Miguel Mancera Aguayo (born December 18, 1932) is a Mexican economist. He served as general director of the Bank of Mexico from 1982 until 1998.

Mancera Aguayo was born in Mexico City, and is the son of Rafael Mancera Ortiz and María Luisa Aguayo Cendejas. He received a bachelor's degree in economics from the Instituto Tecnológico Autónomo de México (ITAM) and a master's degree in economics from Yale University.
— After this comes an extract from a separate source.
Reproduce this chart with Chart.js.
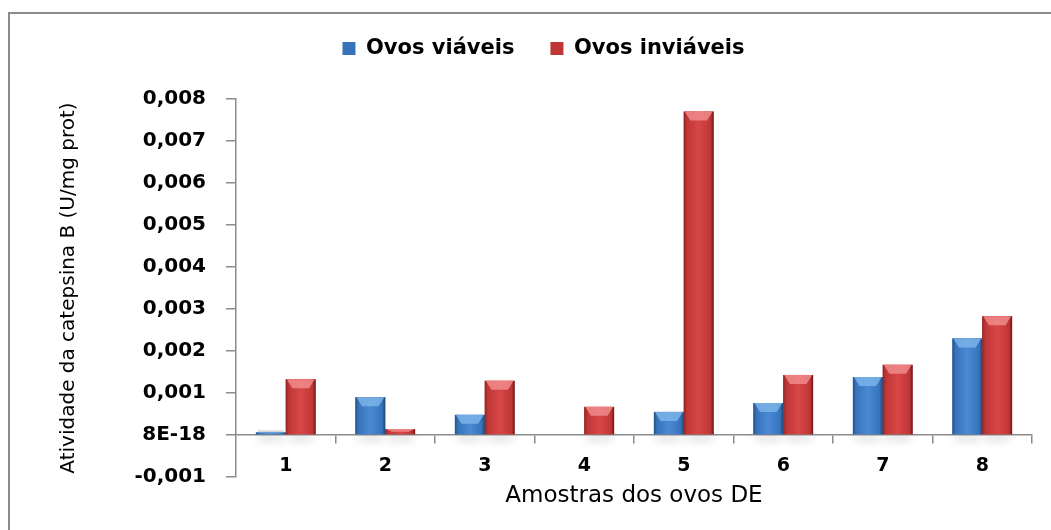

Before joining the public sector, Mancera worked at the Bank of Commerce (nowadays BBVA Bancomer, 1953 – 1955) and taught several courses at the Escuela Libre de Derecho (1956 – 1957). He was also a member of the faculty of the ITAM (1958 – 1965) and the Latin American Center of Monetary Studies (CEMLA, 1962 – 1964).

He joined the Mexican central bank (Banxico) in 1957 and 25 years later was appointed general director by President Miguel de la Madrid. During the 1980s, he faced one of the toughest economic crises in the history of Mexico and in the early 1990s he launched a new national currency, the Mexican Nuevo Peso.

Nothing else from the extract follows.